© JUNGE FREIHEIT Verlag GmbH & Co. www.jungefreiheit.de 17/16 / 22. April 2016

Zwischen Reichstag und Kanzleramt
„Wir sind wieder da“
Christian Schreiber

Es ist sicher kein Zufall, daß der Bundesparteitag der FDP am kommenden Wochenende in Berlin stattfindet. Es ist zweieinhalb Jahre her, daß die 93 Abgeordneten ihre Büros im Reichstag räumen mußten.  Mit 4,7 Prozent flog die FDP erstmals in ihrer Geschichte aus dem Parlament. Die Folgen für die Partei waren weitreichend. Fast das gesamte Spitzenpersonal wurde ausgetauscht, die Bundesgeschäftsstelle im Thomas-Dehler-Haus wurde personell und räumlich ausgedünnt. Die Wahl des Tagungsortes soll nun signalisieren: „Wir sind wieder da.“  

Anderthalb Jahre vor der Bundestagswahl befinden sich die Liberalen in einer Situation, die sie sich vor einigen Monaten wohl kaum hätten besser ausmalen können. Bei den Landtagswahlen am 13. März schafften sie in Rheinland-Pfalz und  Baden-Württemberg deutliche Zuwächse, in Sachsen-Anhalt verfehlten sie den Einzug ins Parlament nur denkbar knapp. Alle Meinungsumfragen sehen die FDP derzeit deutlich über der Fünprozenthürde, in ihren Hochburgen Schleswig-Holstein und Rheinland-Pfalz winken ihr sogar zweistellige Ergebnisse. Doch die Partei gibt sich geläutert und bescheiden. „Wir werden nie wieder unsere Inhalte verkaufen“, sagt Wolfgang Kubicki, Landeschef in Schleswig-Holstein. Es ist auch eine deutliche Warnung an die CDU. 
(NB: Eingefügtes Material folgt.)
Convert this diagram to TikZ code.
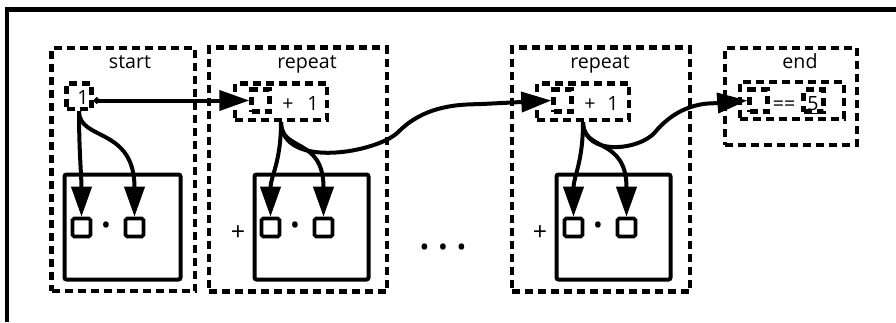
\documentclass[tikz,border=0pt]{standalone}
\usepackage{fontspec}
\setmainfont{Open Sans}
\usetikzlibrary{arrows.meta,fit}
\begin{document}
\begin{tikzpicture}[x=0.5pt,y=-0.5pt,
  dbox/.style={draw, line width=2.2pt, dash pattern=on 4pt off 2.5pt, inner sep=0pt},
  sbox/.style={draw, line width=2pt, inner sep=0pt, rounded corners=1pt},
  sq/.style={draw, line width=1.8pt, minimum size=9pt, inner sep=0pt, rounded corners=0.8pt},
  lbl/.style={font=\fontsize{9.8}{11}\selectfont, anchor=base, inner sep=0pt},
  bigplus/.style={font=\fontsize{12.5}{14}\selectfont, inner sep=0pt},
  dot/.style={font=\fontsize{13}{14}\selectfont, inner sep=0pt},
  conn/.style={line width=2pt, -{Triangle[length=15pt,width=10pt]}},
  ]
\useasboundingbox (0,0) rectangle (896,322);
% frame
\draw[line width=2.2pt, line join=miter] (7,322) -- (7,9.5) -- (896,9.5);
% outer dashed boxes
\node[dbox, fit={(51.5,48)(195,291)}] (startbox) {};
\node[dbox, fit={(209,47.5)(387,291.5)}] (rep1box) {};
\node[dbox, fit={(512,47.5)(690,291.5)}] (rep2box) {};
\node[dbox, fit={(725,48)(857,145)}] (endbox) {};
% labels
\node[lbl] (startlbl) at (130,68.5) {start};
\node[lbl] (rep1lbl) at (307,68.5) {repeat};
\node[lbl] (rep2lbl) at (600,68.5) {repeat};
\node[lbl] (endlbl) at (800,68.5) {end};
% start value
\node[dbox, fit={(66.5,83.5)(91.5,109)}] (onebox) {};
\node[lbl] (one) at (83,104) {1};
% op boxes
\node[dbox, fit={(235,83.5)(327,120)}] (op1) {};
\node[dbox, fit={(251.5,89.5)(269.5,111.5)}] (ph1) {};
\node[lbl] (plusa) at (288,110.5) {+};
\node[lbl] (numa) at (313,110.5) {1};
\node[dbox, fit={(537,83.5)(629,120)}] (op2) {};
\node[dbox, fit={(553.5,89.5)(571.5,111.5)}] (ph2) {};
\node[lbl] (plusb) at (590,110.5) {+};
\node[lbl] (numb) at (613,110.5) {1};
\node[dbox, fit={(740,82)(844,119)}] (op3) {};
\node[dbox, fit={(749.5,89.5)(767.5,111.5)}] (ph3) {};
\node[lbl] (eq) at (784,110) {==};
\node[dbox, fit={(803.5,89.5)(823.5,111.5)}] (fivebox) {};
\node[lbl] (five) at (813,110) {\underline{5}};
% bodies
\node[sbox, fit={(64.5,174.5)(180.5,279.5)}] (body0) {};
\node[sbox, fit={(254.5,174.5)(368.5,279.5)}] (body1) {};
\node[sbox, fit={(556.5,174.5)(670.5,279.5)}] (body2) {};
\node[sq] (s0a) at (81.5,227.5) {};
\node[sq] (s0b) at (134.5,227.5) {};
\node[sq] (s1a) at (270.5,227.5) {};
\node[sq] (s1b) at (323.5,227.5) {};
\node[sq] (s2a) at (573.5,227.5) {};
\node[sq] (s2b) at (626.5,227.5) {};
\node[dot] (d0) at (106,228) {•};
\node[dot] (d1) at (295,228) {•};
\node[dot] (d2) at (598,228) {•};
\node[bigplus] (pl1) at (238,233) {+};
\node[bigplus] (pl2) at (540,233) {+};
\node[dot] (ell) at (443,250) {\makebox[9.25pt]{•}\makebox[9.25pt]{•}\makebox[9.25pt]{•}};
% connectors
\draw[line width=2pt, {Circle[length=3pt]}-{Triangle[length=15pt,width=10pt]}] (onebox.east |- ph1.west) -- (ph1.west);
\draw[conn] (onebox.south) .. controls +(0,40) and +(0,-40) .. (s0a.north);
\draw[conn] (onebox.south) .. controls +(0,30) and +(0,-90) .. (s0b.north);
\draw[conn] (op1.south) .. controls +(0,40) and +(0,-40) .. (s1a.north);
\draw[conn] (op1.south) .. controls +(0,30) and +(0,-80) .. (s1b.north);
\draw[conn] (op2.south) .. controls +(0,40) and +(0,-40) .. (s2a.north);
\draw[conn] (op2.south) .. controls +(0,30) and +(0,-80) .. (s2b.north);
\draw[conn] (op1.south) .. controls +(1,48) and +(-20,20) .. ++(117,10)
  .. controls +(20,-20) and +(-35,0) .. ++(80,-28) -- (ph2.west);
\draw[conn] (op2.south) .. controls +(1,35) and +(-15,18) .. ++(72,10)
  .. controls +(15,-18) and +(-25,0) .. ++(60,-29) -- (ph3.west);
\end{tikzpicture}
\end{document}
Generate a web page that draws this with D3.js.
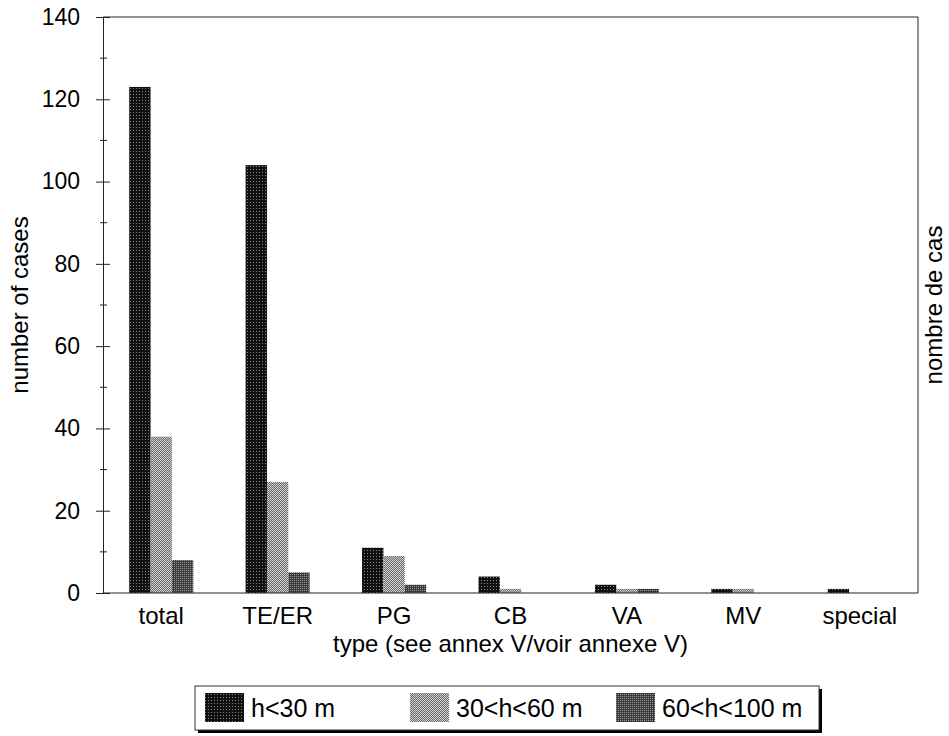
<!DOCTYPE html>
<html><head><meta charset="utf-8">
<script src="https://cdn.jsdelivr.net/npm/d3@7"></script>
<style>body{margin:0;background:#fff}text{font-family:"Liberation Sans",Arial,sans-serif;fill:#000}</style>
</head><body>
<svg id="c" width="949" height="736"></svg>
<script>
const categories = ["total","TE/ER","PG","CB","VA","MV","special"];
const seriesNames = ["h<30 m","30<h<60 m","60<h<100 m"];
const h30  = [123,104,11,4,2,1,1];
const h60  = [38,27,9,1,1,1,0];
const h100 = [8,5,2,0,1,0,0];
const yTicks = [0,20,40,60,80,100,120,140];
const yMinor = [10,30,50,70,90,110,130];
const seriesValues = [h30,h60,h100];

const svg = d3.select("#c");
const L=103, R=918, T=17, B=593;

const defs = svg.append("defs");
function pat(id, size, bg, dots){
  const p = defs.append("pattern").attr("id",id).attr("width",size).attr("height",size).attr("patternUnits","userSpaceOnUse");
  p.append("rect").attr("width",size).attr("height",size).attr("fill",bg);
  dots.forEach(d=>p.append("rect").attr("x",d[0]).attr("y",d[1]).attr("width",1).attr("height",1).attr("fill",d[2]));
}
pat("p0",3,"#111",[[1,1,"#888"]]);
pat("p1",2,"#6a6a6a",[[0,0,"#d8d8d8"],[1,1,"#c8c8c8"]]);
pat("p2",2,"#3a3a3a",[[0,0,"#9a9a9a"]]);
const fills = ["url(#p0)","url(#p1)","url(#p2)"];

const x0 = d3.scaleBand().domain(categories).range([L,R]).paddingInner(0.45).paddingOuter(0.225);
const x1 = d3.scaleBand().domain(seriesNames).range([0,x0.bandwidth()]);
const y = d3.scaleLinear().domain([0,140]).range([B,T]);

// bars
seriesNames.forEach((s,si)=>{
  svg.append("g").selectAll("rect").data(categories).join("rect")
    .attr("x",c=>x0(c)+x1(s))
    .attr("y",(c,i)=>y(seriesValues[si][i]))
    .attr("width",x1.bandwidth())
    .attr("height",(c,i)=>B-y(seriesValues[si][i]))
    .attr("fill",fills[si]);
});

// frame
svg.append("line").attr("x1",L).attr("x2",R).attr("y1",T).attr("y2",T).attr("stroke","#222");
svg.append("line").attr("x1",R).attr("x2",R).attr("y1",T).attr("y2",B).attr("stroke","#222");
svg.append("line").attr("x1",L).attr("x2",R).attr("y1",B).attr("y2",B).attr("stroke","#222");

// y axis
const yAxis = d3.axisLeft(y).tickValues(yTicks).tickSize(7).tickPadding(16);
const ga = svg.append("g").attr("transform",`translate(${L},0)`).call(yAxis);
ga.select(".domain").attr("stroke","#222");
ga.selectAll(".tick line").attr("x1",-7).attr("x2",7).attr("stroke","#222");
ga.selectAll(".tick text").style("font-size","23px").style("font-family","Liberation Sans, Arial, sans-serif");
svg.append("g").selectAll("line").data(yMinor).join("line")
  .attr("x1",L-3).attr("x2",L+4).attr("y1",d=>y(d)).attr("y2",d=>y(d)).attr("stroke","#222");

// x labels
const xAxis = d3.axisBottom(x0).tickSize(0).tickPadding(14);
const gx = svg.append("g").attr("transform",`translate(0,${B})`).call(xAxis);
gx.select(".domain").remove();
gx.selectAll(".tick text").style("font-size","24px").style("font-family","Liberation Sans, Arial, sans-serif");

// titles
svg.append("text").attr("x",(L+R)/2).attr("y",652).attr("text-anchor","middle").style("font-size","24px")
  .text("type (see annex V/voir annexe V)");
svg.append("text").attr("transform",`translate(28,${(T+B)/2}) rotate(-90)`).attr("text-anchor","middle").style("font-size","24px")
  .text("number of cases");
svg.append("text").attr("transform",`translate(942,${(T+B)/2}) rotate(-90)`).attr("text-anchor","middle").style("font-size","24px")
  .text("nombre de cas");

// legend
const lg = svg.append("g");
lg.append("rect").attr("x",198).attr("y",689).attr("width",624).attr("height",44).attr("fill","#000");
lg.append("rect").attr("x",195).attr("y",686).attr("width",624).attr("height",44).attr("fill","#fff").attr("stroke","#333");
const lx = [205,410,616];
seriesNames.forEach((s,i)=>{
  lg.append("rect").attr("x",lx[i]).attr("y",693).attr("width",39).attr("height",29).attr("fill",fills[i]);
  lg.append("text").attr("x",lx[i]+46).attr("y",717).style("font-size","25px").text(s);
});
</script>
</body></html>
Die Liberalen kennen ihren neuen Marktwert. Die FDP des Jahres 2016 ist ganz auf den 37 Jahre alten Parteichef Christian Lindner zugeschnitten. Er gibt sich pragmatisch und unideologisch. Viele FDP-Anhänger, die 2013 ihre Sympathien für die AfD entdeckt hatten, sind zurückgekehrt. Zwischen der AfD, der nach links gerückten CDU, hat die FDP ihren Platz gefunden. Die Anträge zum Bundesparteitag zeigen dies. 

Die FDP will mit dem Thema Digitalisierung in den Wahlkampf ziehen. Deutschland solle technologisch nicht von anderen Ländern abhängig sein, dies gilt auch bei der Zusammenarbeit von Geheimdiensten. Die zunehmenden Sicherheitsmaßnahmen im Kampf gegen den internationalen Terrorismus dürften nicht dazu führen, daß der Bürger unter Generalverdacht gestellt werde. Um die Flüchtlingskrise in den Griff zu bekommen, fordert die FDP eine engere Zusammenarbeit auf europäischer Ebene und einen gerechten Verteilungsschlüssel. „Wir haben die Nerven behalten“, sagt Lindner. Man habe sich weder von Rechtspopulisten beeinflussen lassen, noch habe man sich mit Angela Merkels „Politik der grenzenlosen Aufnahme“ gemein gemacht. „Die Kanzlerin ist gescheitert“, sagt Lindner selbstbewußt.  

Dabei will die Partei auch heiße Eisen anbacken. So finden sich in den Anträgen auch Forderungen nach einer Radikal-Reform des öffentlich-rechtlichen Rundfunks. Zudem hat die FDP das Thema „Bargeldverbot“ für sich entdeckt. „Bargeld ist Freiheit“, sagt Generalsekretärin Nicola Beer, und der Parteivorsitzende erklärt: „Diese Positionen sind nicht verhandelbar.“ Ob das gleichbedeutend mit einem Gang auf die Oppositionsbank im Herbst 2017 sein könnte? „Damit hätte ich gar kein Problem“, sagt Lindner.